An employee that performs functions that do not bring them in direct contact with the company's customers is essentially a back-office employee. The larger percentage of work done in large organizations falls in the back-office or middle office category. Back-office functions include records maintenance, clearances, settlements, compliance, IT services, HR, and accounting.

For instance, in a typical Financial Services company, the Sales, Marketing, and Customer Support departments belong to the front office category. Risk management would fall in the middle office category, while support services and administration would be back-office.

Despite being seemingly invisible, back-office staff are as essential to an organization as front and middle office staff. They perform roles that help other business functions run efficiently. In many companies, back-office functions are lumped under the title 'Operations.' The key difference between back-office roles and other roles is that the former do not directly generate revenue.
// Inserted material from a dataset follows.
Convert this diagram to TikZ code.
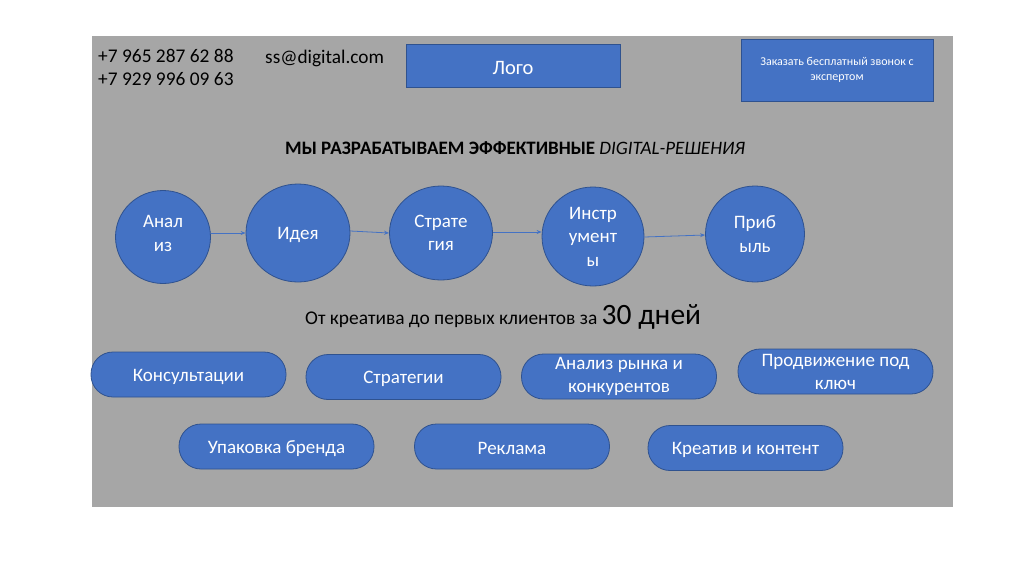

For this reason, most organizations relocate their back-office positions away from their headquarters to locations where labor is cheaper and diverse and leases inexpensive.

Other companies outsource back-office roles to minimize costs. Thanks to advancements in technology, many companies now opt for remote-work arrangements to cut rent costs and tap into a broader labor pool.

For many university and college graduates, back-office work offers an opportunity to gain valuable experience, create professional networks, and work their way to front office roles. Typically, the transition from back-office to middle or front office can take 3-5 years, depending on your skillset and expertise.